La séance d’après-midi a commencé avec l’audition de Sahel Mohamed. 52 ans, propriétaire de deux entreprises commerciales, Société Sahel et fils et Société Achref, basées à Alger, Sahel Mohamed, remis en liberté sous contrôle judiciaire jusqu’au procès, fait dans l’import. Le sucre constitue 50% de son chiffre d’affaires. «Début 2003, déclare-t-il, le DG de Union Bank, Baây Ali, m’a contacté par téléphone alors que j’étais en France pour me proposer une affaire avec un de ses clients, un certain Selmane Abderrahme (accusé), concernant une commande de produits alimentaires que je devais fournir à ce commerçant de gros. Quand je suis rentré au pays, Ali Baây m’a remis 24 chèques certifiés par la BEA qui devaient représenter la contrepartie de la marchandise…». Le PG intervient pour demander au tribunal qu’on fasse sortir Fouatih Belkacem, qui à ce moment ne se sentait pas bien, pour être examiné par le médecin de l’audience.

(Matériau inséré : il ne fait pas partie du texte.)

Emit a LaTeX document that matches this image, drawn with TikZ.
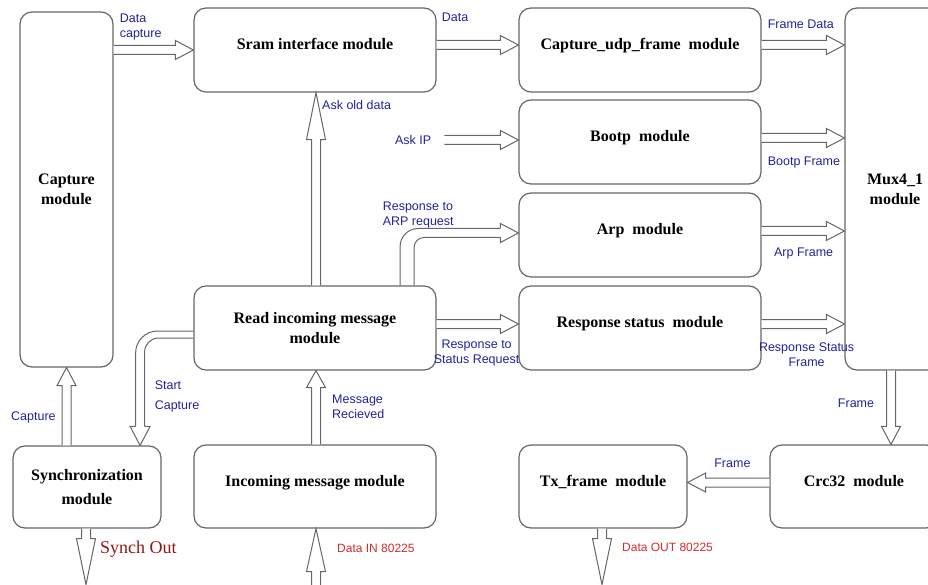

L’accusé Sahel Mohamed est prié de poursuivre.

«J’ai conservé 4 chèques d’un montant de 3,9 milliards de centimes, la valeur d’une partie de la marchandise (1.500 tonnes de sucre et un conteneur de lait en poudre) et j’ai déposé 16 autres dans mon compte Union Bank, 4 dans mon compte Natexis et un autre dans mon compte Rayan Bank. Mais, à ma grande surprise, début juin 2003, la police me convoque pour des chèques falsifiés, me disant que la BEA a rejeté ces chèques», déclare l’accusé, qui affirme ne pas connaître le client Selmane Abderrahmane et qu’il avait négocié l’affaire du début à la fin par le seul intermédiaire, le DG de Union Bank, Baây Ali (accusé en fuite). Mais le juge évoque une autre charge retenue contre Sahel Mohamed, sa signature et son cachet humide sur des traites avalisées par Union Bank, agence Hydra (Alger), et escomptées par l’agence BEA de Sig. L’accusé nie avoir signé ces traites, affirmant avoir requis une expertise scientifique mais qu’elle ne lui pas été accordée. PG et partie civile se sont montrés sceptiques dans leurs questions quant à l’entremise d’un DG d’une banque entre deux commerçants dans une transaction et sa remise en main propre à l’un d’eux des chèques de l’autre. L’accusé nie en bloc les faits qui lui sont reprochés et clame son innocence.

Belarbi Yahia comparaît à la barre. Il est reproché à ce commerçant de Chteïbo (Oran) d’avoir signé en blanc 6 traites au profit de Reffas en contrepartie de sommes d’argent, sans qu’il y ait transaction. Bouzina Moulay lui succède à la barre. Presque les mêmes charges pèsent sur ce commerçant de Tlemcen, avec 3 traites d’un montant global de près de 24 milliards de centimes pour l’achat fictif de produits cosmétiques et alimentaires au groupe Fouatih. Interrogés par le juge, 2 accusés ont identifié Bouzina comme étant le commerçant qui les a contactés sous un prête-nom, Djaoued. Ce qu’a nié le mis en cause. Chrif Hadria Chrif, 54 ans, est appelé à la barre. Remarquant qu’il peinait à se tenir debout, le juge demande à ce qu’on lui ramène une chaise.

Ce propriétaire d’une station-service à Sig est poursuivi pour avoir bénéficié de 3 traites d’un montant de 1,5 milliard de centimes de la part de la BCIA comme crédit pour l’équipement de sa station-service. L’intéressé a affirmé avoir bénéficié de ces traites en bonne et due forme. L’audience a été levée aux environs de 18h. Elle reprendra aujourd’hui avec le début d’audition des témoins.